Le super espion Lance Sterling et le scientifique Walter Beckett ont des personnalités radicalement opposées. Lance est relax, cool et il a du style. Walter est … tout l’inverse. Certes, il n’est pas très à l’aise en société mais son intelligence et son génie créatif lui permettent d’imaginer les gadgets impressionnants que Lance utilise sur le terrain. Alors qu’une mission tourne mal, Walter et Lance vont devoir unir leurs forces. Si ce duo excentrique ne parvient pas à s’entraider, le monde est en danger.

Les différences de points de vue entre Lance Sterling, très pro-armement et Walter Beckett le scientifique pro-câlins à paillettes s’inscrivent dès le début du film, avant même l’envolaillement surprise du super espion. Cette dynamique de confrontation sert de ressort comique mais permet aussi d’inscrire la question de l’utilisation des armes dans un certain réalisme du film d’espionnage. La multiplicité des licences, de James Bond à Mission Impossible en passant par la saga Jason Bourne a vu s’installer une décomplexion vis à vis de la violence que l’on en oublie souvent les conséquences humaines et ce en dépit du plaisir associé au divertissement. Les Incognitos réussit à placer la mort au centre de la narration, ce qui est pertinent et novateur pour les films d’espionnages contemporains.

Les Incognitos

Parmi les clichés jamesbondien, on pouvait craindre à la vue de la bande-annonce que Marcy serait coincée dans le rôle du love interest, mais force est de constater que ce n’est heureusement pas le cas. Elle est introduite par son travail au sein de l’agence et on découvre au fil du film sa détermination à attraper Lance Sterling. Elle se révèle une cheffe d’équipe très efficace avec Les Yeux (Karen Gillian) et Les Oreilles (DJ Khaled) qu’on suivrait volontiers dans d’autres aventures. Notons tout de même que le peu de tentatives de drague présentes sont de l’initiative de Lance, boosté par son ego et non de Marcy qui n’a vraiment pas le temps pour ça. L’humour pigeonno-centré est le vecteur idéal pour maltraiter notre espion trop arrogant qui se trouve suivi dans ses aventures par un trio déjanté : Jeff le pigeon qui roule (et on adore Jeff !), Lovy (le cerveau) et en Crazy Eye le pigeon ramasse-miettes qui engloutit littéralement tout ce qui se trouve à portée de bec.
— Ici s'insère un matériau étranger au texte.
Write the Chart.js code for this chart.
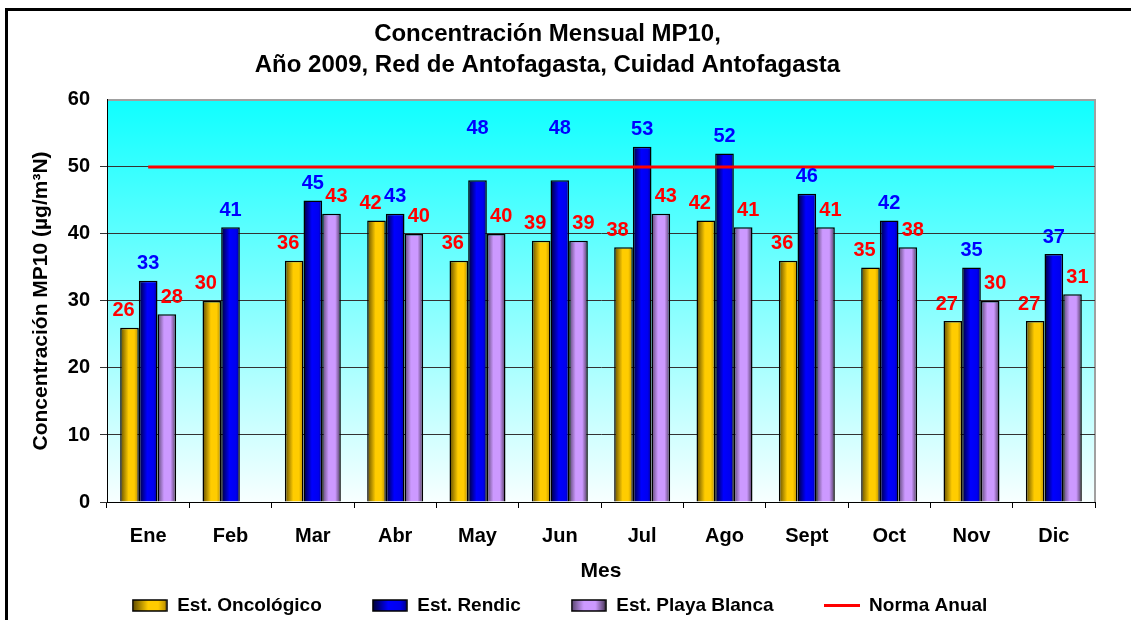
<!DOCTYPE html>
<html lang="es">
<head>
<meta charset="UTF-8">
<title>Concentración Mensual MP10</title>
<script src="https://cdn.jsdelivr.net/npm/chart.js@4.4.1/dist/chart.umd.min.js"></script>
<style>
  html, body { margin: 0; padding: 0; background: #ffffff; }
  .wrap { position: relative; width: 1131px; height: 620px; }
</style>
</head>
<body>
<div class="wrap"><canvas id="mp10"></canvas></div>
<script>
// datos
const meses = ['Ene', 'Feb', 'Mar', 'Abr', 'May', 'Jun', 'Jul', 'Ago', 'Sept', 'Oct', 'Nov', 'Dic'];
const oncologico = [26, 30, 36, 42, 36, 39, 38, 42, 36, 35, 27, 27];
const rendic = [33, 41, 45, 43, 48, 48, 53, 52, 46, 42, 35, 37];
const playaBlanca = [28, null, 43, 40, 40, 39, 43, 41, 41, 38, 30, 31];
const normaAnual = [50, 50, 50, 50, 50, 50, 50, 50, 50, 50, 50, 50];
const yMin = 0, yMax = 60, yPaso = 10;

const FONT = '"Liberation Sans", Arial, sans-serif';
const CAT_PCT = 0.68;

const gradAmarillo = [[0, '#5e4a00'], [0.45, '#ffcc00'], [0.75, '#ffcc00'], [1, '#b88c00']];
const gradAzul = [[0, '#000033'], [0.45, '#0000ff'], [0.8, '#0000f0'], [1, '#000090']];
const gradLila = [[0, '#5a4670'], [0.35, '#cc99ff'], [0.7, '#cc99ff'], [1, '#4a3858']];

// relleno degradado horizontal para cada barra
function rellenoBarra(stops, idx) {
  return function (c) {
    const chart = c.chart;
    const x = chart.scales && chart.scales.x;
    if (!x || c.type !== 'data') return stops[1][1];
    const centro = x.getPixelForValue(c.dataIndex);
    if (!Number.isFinite(centro) || !x.width) return stops[1][1];
    const w = x.width / meses.length * CAT_PCT / 3;
    const izq = centro - w * 1.5 + w * idx;
    const g = chart.ctx.createLinearGradient(izq, 0, izq + w, 0);
    stops.forEach(s => g.addColorStop(s[0], s[1]));
    return g;
  };
}

// muestras de la leyenda
function muestra(stops) {
  const cv = document.createElement('canvas');
  cv.width = 36; cv.height = 13;
  const c = cv.getContext('2d');
  const g = c.createLinearGradient(1, 0, 35, 0);
  stops.forEach(s => g.addColorStop(s[0], s[1]));
  c.fillStyle = g;
  c.fillRect(1, 1, 34, 11);
  c.strokeStyle = '#000';
  c.lineWidth = 1.5;
  c.strokeRect(1, 1, 34, 11);
  return cv;
}
function muestraLinea() {
  const cv = document.createElement('canvas');
  cv.width = 36; cv.height = 13;
  const c = cv.getContext('2d');
  c.fillStyle = '#ff0000';
  c.fillRect(0, 5, 36, 3);
  return cv;
}
const muestras = [muestra(gradAmarillo), muestra(gradAzul), muestra(gradLila), muestraLinea()];

const fondo = {
  id: 'fondo',
  afterLayout(chart) {
    // la leyenda del original está algo corrida a la derecha
    chart.legend.left += 12;
    chart.legend.right += 12;
  },
  beforeDraw(chart) {
    const { ctx, chartArea: a } = chart;
    ctx.save();
    // marco exterior
    ctx.strokeStyle = '#000';
    ctx.lineWidth = 3;
    ctx.strokeRect(6.5, 9.5, 1200, 700);
    const g = ctx.createLinearGradient(0, a.top, 0, a.bottom);
    g.addColorStop(0, '#0fffff');
    g.addColorStop(1, '#f8ffff');
    ctx.fillStyle = g;
    ctx.fillRect(a.left, a.top, a.right - a.left, a.bottom - a.top);
    ctx.strokeStyle = '#a0a0a0';
    ctx.lineWidth = 2;
    ctx.beginPath();
    ctx.moveTo(a.left, a.top);
    ctx.lineTo(a.right, a.top);
    ctx.lineTo(a.right, a.bottom);
    ctx.stroke();
    ctx.restore();
  }
};

const etiquetas = {
  id: 'etiquetas',
  afterDatasetsDraw(chart) {
    const ctx = chart.ctx;
    const y = chart.scales.y;
    ctx.save();
    ctx.font = 'bold 20px ' + FONT;
    ctx.textAlign = 'center';
    ctx.textBaseline = 'middle';
    chart.data.datasets.forEach((ds, i) => {
      if (!ds.colorEtiqueta) return;
      const meta = chart.getDatasetMeta(i);
      meta.data.forEach((bar, j) => {
        const v = ds.data[j];
        if (v == null) return;
        let cy = bar.y - 17;
        // si choca con la línea de la norma, se sube por encima
        const yNorma = y.getPixelForValue(normaAnual[j]);
        if (Math.abs(cy - yNorma) < 7) cy = yNorma - 38;
        ctx.fillStyle = ds.colorEtiqueta;
        ctx.fillText(String(v), bar.x + ds.desplazamiento, cy);
      });
    });
    ctx.restore();
  }
};

new Chart(document.getElementById('mp10'), {
  data: {
    labels: meses,
    datasets: [
      {
        type: 'bar',
        label: 'Est. Oncológico',
        data: oncologico,
        backgroundColor: rellenoBarra(gradAmarillo, 0),
        borderColor: '#000',
        borderWidth: 1.5,
        colorEtiqueta: '#ff0000',
        desplazamiento: -6
      },
      {
        type: 'bar',
        label: 'Est. Rendic',
        data: rendic,
        backgroundColor: rellenoBarra(gradAzul, 1),
        borderColor: '#000',
        borderWidth: 1.5,
        colorEtiqueta: '#0000ff',
        desplazamiento: 0
      },
      {
        type: 'bar',
        label: 'Est. Playa Blanca',
        data: playaBlanca,
        backgroundColor: rellenoBarra(gradLila, 2),
        borderColor: '#000',
        borderWidth: 1.5,
        colorEtiqueta: '#ff0000',
        desplazamiento: 5
      },
      {
        type: 'line',
        label: 'Norma Anual',
        data: normaAnual,
        borderColor: '#ff0000',
        backgroundColor: '#ff0000',
        borderWidth: 3,
        pointRadius: 0,
        order: -1
      }
    ]
  },
  options: {
    responsive: true,
    maintainAspectRatio: false,
    animation: false,
    datasets: { bar: { categoryPercentage: CAT_PCT, barPercentage: 1 } },
    layout: { padding: { left: 0, right: 36, top: 0, bottom: 2 } },
    scales: {
      x: {
        afterFit(s) { s.height = 44; },
        grid: { offset: true, drawOnChartArea: false, color: '#000', tickLength: 6, tickWidth: 1 },
        border: { color: '#000', width: 1 },
        ticks: { color: '#000', font: { family: FONT, size: 20, weight: 'bold' }, padding: 16 },
        title: { display: true, text: 'Mes', color: '#000', font: { family: FONT, size: 21, weight: 'bold' }, padding: { top: 0, bottom: -38 } }
      },
      y: {
        min: yMin,
        max: yMax,
        afterFit(s) { s.width = 107; },
        grid: {
          color: c => (c.tick && c.tick.value === yMax) ? 'rgba(0,0,0,0)' : '#333',
          lineWidth: 1,
          tickLength: 7
        },
        border: { color: '#000', width: 1 },
        ticks: { stepSize: yPaso, color: '#000', font: { family: FONT, size: 20, weight: 'bold' }, padding: 10 },
        title: { display: true, text: 'Concentración MP10 (µg/m³N)', color: '#000', font: { family: FONT, size: 21, weight: 'bold' }, padding: { top: 29, bottom: 0 } }
      }
    },
    plugins: {
      title: {
        display: true,
        text: ['Concentración Mensual MP10,', 'Año 2009, Red de Antofagasta, Cuidad Antofagasta'],
        color: '#000',
        font: { family: FONT, size: 24, weight: 'bold', lineHeight: 1.29 },
        padding: { top: 18.5, bottom: 19.5 }
      },
      legend: {
        position: 'bottom',
        maxHeight: 72,
        labels: {
          color: '#000',
          font: { family: FONT, size: 19, weight: 'bold' },
          usePointStyle: true,
          pointStyleWidth: 36,
          boxHeight: 13,
          padding: 50,
          sort: (a, b) => a.datasetIndex - b.datasetIndex,
          generateLabels(chart) {
            return Chart.defaults.plugins.legend.labels.generateLabels(chart).map(it => {
              it.pointStyle = muestras[it.datasetIndex];
              return it;
            });
          }
        }
      },
      tooltip: { enabled: false }
    }
  },
  plugins: [fondo, etiquetas]
});
</script>
</body>
</html>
Cette petite bande de « rats volants » rappelant Les Affranchis des Animaniacs pousse l’envolaillé Lance dans ses retranchements et le confronte à ses nouveaux instincts. Après les savons répétitifs passés à Walter, il est assez jouissif de le voir se jeter sur un tas de déchets traînant sous une table d’un hôtel de luxe, où de découvrir comment fonctionnent les entrailles de son nouveau corps. La violence des gags cartoony est équivalente à l’agressivité de l’agent en manque de ses anciennes capacités instaurant ainsi une justice dans les situations périlleuses traversées par le duo.

Les Incognitos

Malgré un character design en grande partie générique, la beauté du film réside dans ses décors et dans sa photographie qui évoque le travail de Roger Deakins sur Skyfall. On passe de paysages urbains avec un découpage assez net des couleurs à des paysages naturalistes où la lumières effleurent des silhouettes de ruines empreintes d’une atmosphère presque gothique. Cet ouvrage est signé Michael Knapp, déjà présent à la direction artistique d’Epic et de L’Age de Glace 5 qui outre les débats scénaristiques, possèdent des décors remarquables. La musique, composée par Theodore Shapiro, s’inspire allègrement du classicisme de John Barry avec une grosse influence de funk très Blaxpoitation. La participation de Mark Ronson (producteur d’Amy Winehouse et Lady Gaga) à la création des chansons originales inscrit la bande-son dans une certaine modernité. Le titre « Then there were two » interprété par Anderson .Paak est catchy et reste bien en tête après la séance ! Les Incognitos réussit à jongler avec de l’humour souvent bête et des thématiques matures liées à la nature profonde des films d’espionnages sans jamais se défiler au dernier moment. Cet éventail assez large de sujets abordés permet de parler aux plus jeunes, conseillé à partir de 7 ans, et aux adultes qui y trouveront leur compte. J’ai été ravie d’accepter cette mission animée pour conclure l’année 2019 car le spectacle valait largement le déplacement et je vous invite à le découvrir tant qu’il est encore présent dans les salles. Depuis le rachat de Fox par Disney et avec un film aussi abouti, il serait souhaitable que les talents de Blue Sky travaillent sur les projets plus matures de la Souris et qu’ils ne soient pas relégués à l’arrière plan ou virés. Prochaine étape pour le studio : le film Nimona, adapté de la bande dessinée de Noëlle Stevenson et réalisé par Patrick Osborne (Pearl).